*Short task*.
Can you copy out the data exactly? Leave the images out.

*Dataset excerpt*.

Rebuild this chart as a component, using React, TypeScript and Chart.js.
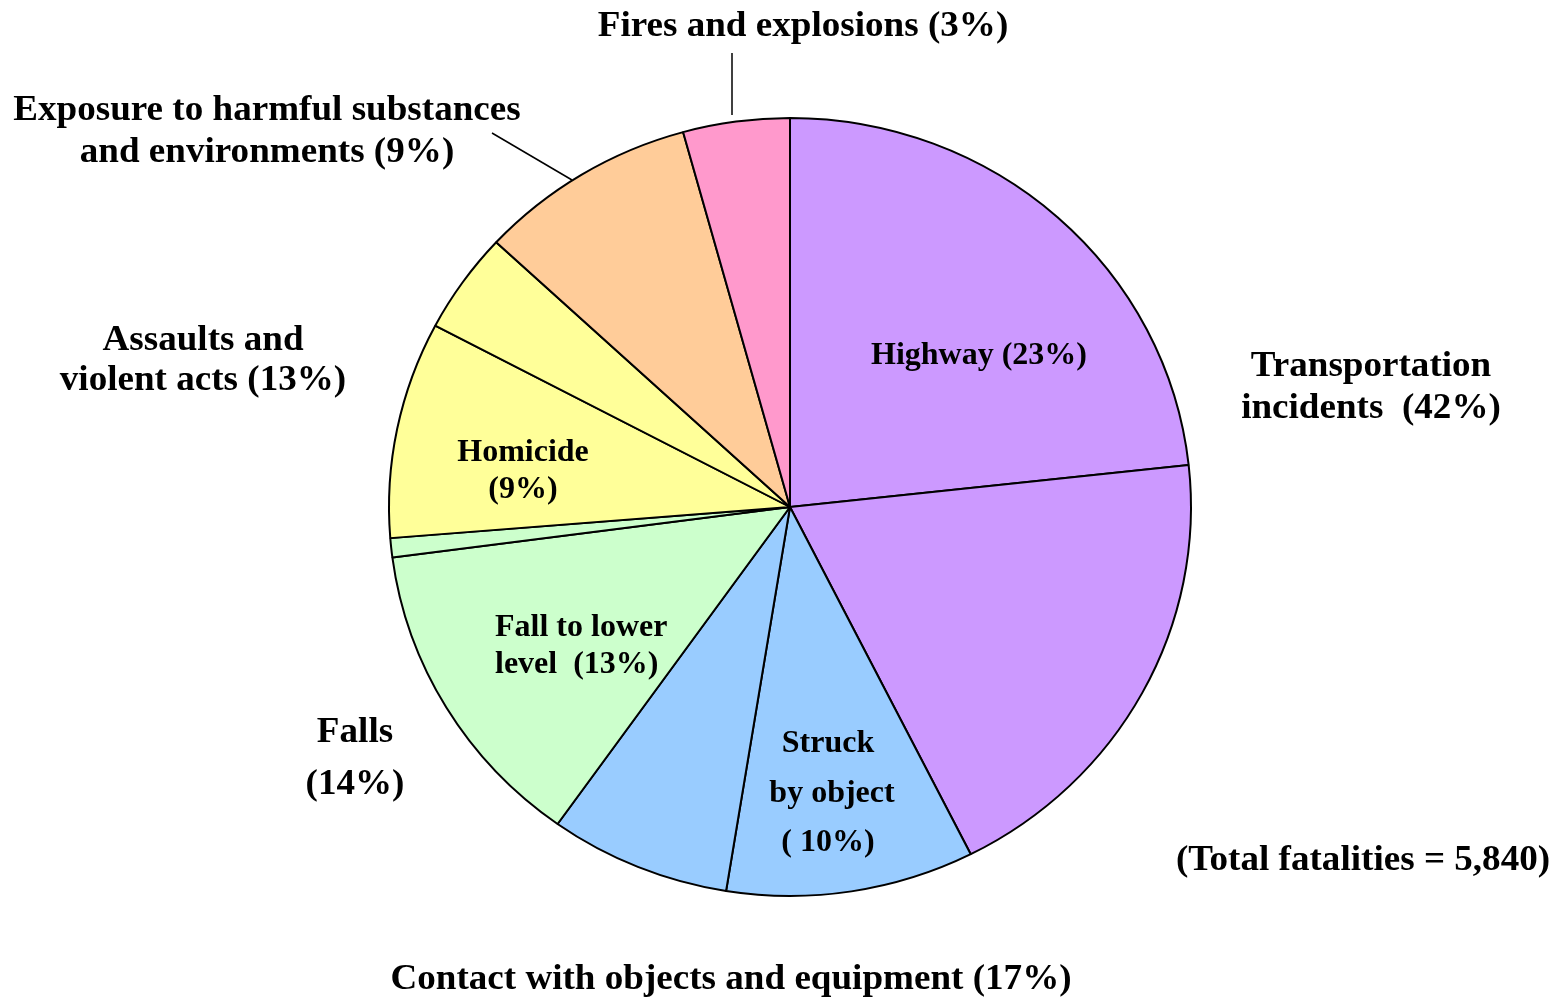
import { useEffect, useRef } from "react";
import { Chart, ArcElement, PieController } from "chart.js";

Chart.register(ArcElement, PieController);

// Slices clockwise from 12 o'clock
const categories = [
  "Highway",
  "Other transportation",
  "Struck by object",
  "Other contact with objects",
  "Fall to lower level",
  "Other falls",
  "Homicide",
  "Other assaults",
  "Exposure to harmful substances and environments",
  "Fires and explosions",
];
const shares = [23.3, 19.3, 10.0, 7.3, 13.1, 0.8, 9.0, 4.2, 8.8, 4.3];
const sliceColors = [
  "#CC99FF",
  "#CC99FF",
  "#99CCFF",
  "#99CCFF",
  "#CCFFCC",
  "#CCFFCC",
  "#FFFF99",
  "#FFFF99",
  "#FFCC99",
  "#FF99CC",
];

// Label text lines (offsets relative to pie centre)
type Lbl = { t: string; dx: number; dy: number; outer: boolean; align: CanvasTextAlign };
const labels: Lbl[] = [
  { t: "Fires and explosions (3%)", dx: 13, dy: -471, outer: true, align: "center" },
  { t: "Exposure to harmful substances", dx: -523, dy: -387, outer: true, align: "center" },
  { t: "and environments (9%)", dx: -523, dy: -345, outer: true, align: "center" },
  { t: "Assaults and", dx: -587, dy: -157, outer: true, align: "center" },
  { t: "violent acts (13%)", dx: -587, dy: -117, outer: true, align: "center" },
  { t: "Transportation", dx: 581, dy: -131, outer: true, align: "center" },
  { t: "incidents  (42%)", dx: 581, dy: -89, outer: true, align: "center" },
  { t: "Falls", dx: -435, dy: 235, outer: true, align: "center" },
  { t: "(14%)", dx: -435, dy: 287, outer: true, align: "center" },
  { t: "(Total fatalities = 5,840)", dx: 573, dy: 363, outer: true, align: "center" },
  { t: "Contact with objects and equipment (17%)", dx: -59, dy: 482, outer: true, align: "center" },
  { t: "Highway (23%)", dx: 189, dy: -143, outer: false, align: "center" },
  { t: "Homicide", dx: -267, dy: -46, outer: false, align: "center" },
  { t: "(9%)", dx: -267, dy: -9, outer: false, align: "center" },
  { t: "Fall to lower", dx: -295, dy: 129, outer: false, align: "left" },
  { t: "level  (13%)", dx: -295, dy: 166, outer: false, align: "left" },
  { t: "Struck", dx: 38, dy: 245, outer: false, align: "center" },
  { t: "by object", dx: 42, dy: 295, outer: false, align: "center" },
  { t: "( 10%)", dx: 38, dy: 344, outer: false, align: "center" },
];

const leaders = [
  { x1: -58, y1: -454, x2: -58, y2: -392 },
  { x1: -298, y1: -374, x2: -218, y2: -327 },
];

const RX = 401;
const RY = 389;

const squash = {
  id: "squash",
  beforeDatasetsDraw(chart: any) {
    const a = chart.getDatasetMeta(0).data[0];
    const ctx = chart.ctx;
    ctx.save();
    ctx.translate(a.x, a.y);
    ctx.scale(1, RY / RX);
    ctx.translate(-a.x, -a.y);
  },
  afterDatasetsDraw(chart: any) {
    chart.ctx.restore();
  },
};

const labelPlugin = {
  id: "labelPlugin",
  afterDraw(chart: any) {
    const a = chart.getDatasetMeta(0).data[0];
    const cx = a.x;
    const cy = a.y;
    const ctx: CanvasRenderingContext2D = chart.ctx;
    ctx.save();
    ctx.strokeStyle = "#000";
    ctx.lineWidth = 1.5;
    for (const l of leaders) {
      ctx.beginPath();
      ctx.moveTo(cx + l.x1, cy + l.y1);
      ctx.lineTo(cx + l.x2, cy + l.y2);
      ctx.stroke();
    }
    ctx.fillStyle = "#000";
    ctx.textBaseline = "alphabetic";
    for (const l of labels) {
      const size = l.outer ? 35 : 32;
      const sx = l.outer ? 1.06 : 1;
      ctx.save();
      ctx.font = `bold ${size}px "Liberation Serif", "Times New Roman", serif`;
      ctx.textAlign = l.align;
      ctx.translate(cx + l.dx, cy + l.dy);
      ctx.scale(sx, 1);
      ctx.fillText(l.t, 0, 0);
      ctx.restore();
    }
    ctx.restore();
  },
};

export default function App() {
  const ref = useRef<HTMLCanvasElement | null>(null);
  useEffect(() => {
    document.body.style.margin = "0";
    const canvas = ref.current;
    if (!canvas) return;
    const chart = new Chart(canvas, {
      type: "pie",
      data: {
        labels: categories,
        datasets: [
          {
            data: shares,
            backgroundColor: sliceColors,
            borderColor: "#000000",
            borderWidth: 2,
            hoverOffset: 0,
          },
        ],
      },
      options: {
        responsive: false,
        animation: false,
        devicePixelRatio: 1,
        radius: RX,
        layout: { padding: { left: 15, right: 0, top: 17, bottom: 0 } },
        plugins: { legend: { display: false }, tooltip: { enabled: false } },
        events: [],
      } as any,
      plugins: [squash, labelPlugin],
    });
    return () => chart.destroy();
  }, []);
  return (
    <div style={{ position: "absolute", left: 0, top: 0, width: 1565, height: 997, background: "#fff" }}>
      <canvas ref={ref} width={1565} height={997} style={{ width: 1565, height: 997, display: "block" }} />
    </div>
  );
}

*Solution for this exercise*.
Rebuild this chart as a component, using React, TypeScript and Chart.js.
import { useEffect, useRef } from "react";
import { Chart, ArcElement, PieController } from "chart.js";

Chart.register(ArcElement, PieController);

// Slices clockwise from 12 o'clock
const categories = [
  "Highway",
  "Other transportation",
  "Struck by object",
  "Other contact with objects",
  "Fall to lower level",
  "Other falls",
  "Homicide",
  "Other assaults",
  "Exposure to harmful substances and environments",
  "Fires and explosions",
];
const shares = [23.3, 19.3, 10.0, 7.3, 13.1, 0.8, 9.0, 4.2, 8.8, 4.3];
const sliceColors = [
  "#CC99FF",
  "#CC99FF",
  "#99CCFF",
  "#99CCFF",
  "#CCFFCC",
  "#CCFFCC",
  "#FFFF99",
  "#FFFF99",
  "#FFCC99",
  "#FF99CC",
];

// Label text lines (offsets relative to pie centre)
type Lbl = { t: string; dx: number; dy: number; outer: boolean; align: CanvasTextAlign };
const labels: Lbl[] = [
  { t: "Fires and explosions (3%)", dx: 13, dy: -471, outer: true, align: "center" },
  { t: "Exposure to harmful substances", dx: -523, dy: -387, outer: true, align: "center" },
  { t: "and environments (9%)", dx: -523, dy: -345, outer: true, align: "center" },
  { t: "Assaults and", dx: -587, dy: -157, outer: true, align: "center" },
  { t: "violent acts (13%)", dx: -587, dy: -117, outer: true, align: "center" },
  { t: "Transportation", dx: 581, dy: -131, outer: true, align: "center" },
  { t: "incidents  (42%)", dx: 581, dy: -89, outer: true, align: "center" },
  { t: "Falls", dx: -435, dy: 235, outer: true, align: "center" },
  { t: "(14%)", dx: -435, dy: 287, outer: true, align: "center" },
  { t: "(Total fatalities = 5,840)", dx: 573, dy: 363, outer: true, align: "center" },
  { t: "Contact with objects and equipment (17%)", dx: -59, dy: 482, outer: true, align: "center" },
  { t: "Highway (23%)", dx: 189, dy: -143, outer: false, align: "center" },
  { t: "Homicide", dx: -267, dy: -46, outer: false, align: "center" },
  { t: "(9%)", dx: -267, dy: -9, outer: false, align: "center" },
  { t: "Fall to lower", dx: -295, dy: 129, outer: false, align: "left" },
  { t: "level  (13%)", dx: -295, dy: 166, outer: false, align: "left" },
  { t: "Struck", dx: 38, dy: 245, outer: false, align: "center" },
  { t: "by object", dx: 42, dy: 295, outer: false, align: "center" },
  { t: "( 10%)", dx: 38, dy: 344, outer: false, align: "center" },
];

const leaders = [
  { x1: -58, y1: -454, x2: -58, y2: -392 },
  { x1: -298, y1: -374, x2: -218, y2: -327 },
];

const RX = 401;
const RY = 389;

const squash = {
  id: "squash",
  beforeDatasetsDraw(chart: any) {
    const a = chart.getDatasetMeta(0).data[0];
    const ctx = chart.ctx;
    ctx.save();
    ctx.translate(a.x, a.y);
    ctx.scale(1, RY / RX);
    ctx.translate(-a.x, -a.y);
  },
  afterDatasetsDraw(chart: any) {
    chart.ctx.restore();
  },
};

const labelPlugin = {
  id: "labelPlugin",
  afterDraw(chart: any) {
    const a = chart.getDatasetMeta(0).data[0];
    const cx = a.x;
    const cy = a.y;
    const ctx: CanvasRenderingContext2D = chart.ctx;
    ctx.save();
    ctx.strokeStyle = "#000";
    ctx.lineWidth = 1.5;
    for (const l of leaders) {
      ctx.beginPath();
      ctx.moveTo(cx + l.x1, cy + l.y1);
      ctx.lineTo(cx + l.x2, cy + l.y2);
      ctx.stroke();
    }
    ctx.fillStyle = "#000";
    ctx.textBaseline = "alphabetic";
    for (const l of labels) {
      const size = l.outer ? 35 : 32;
      const sx = l.outer ? 1.06 : 1;
      ctx.save();
      ctx.font = `bold ${size}px "Liberation Serif", "Times New Roman", serif`;
      ctx.textAlign = l.align;
      ctx.translate(cx + l.dx, cy + l.dy);
      ctx.scale(sx, 1);
      ctx.fillText(l.t, 0, 0);
      ctx.restore();
    }
    ctx.restore();
  },
};

export default function App() {
  const ref = useRef<HTMLCanvasElement | null>(null);
  useEffect(() => {
    document.body.style.margin = "0";
    const canvas = ref.current;
    if (!canvas) return;
    const chart = new Chart(canvas, {
      type: "pie",
      data: {
        labels: categories,
        datasets: [
          {
            data: shares,
            backgroundColor: sliceColors,
            borderColor: "#000000",
            borderWidth: 2,
            hoverOffset: 0,
          },
        ],
      },
      options: {
        responsive: false,
        animation: false,
        devicePixelRatio: 1,
        radius: RX,
        layout: { padding: { left: 15, right: 0, top: 17, bottom: 0 } },
        plugins: { legend: { display: false }, tooltip: { enabled: false } },
        events: [],
      } as any,
      plugins: [squash, labelPlugin],
    });
    return () => chart.destroy();
  }, []);
  return (
    <div style={{ position: "absolute", left: 0, top: 0, width: 1565, height: 997, background: "#fff" }}>
      <canvas ref={ref} width={1565} height={997} style={{ width: 1565, height: 997, display: "block" }} />
    </div>
  );
}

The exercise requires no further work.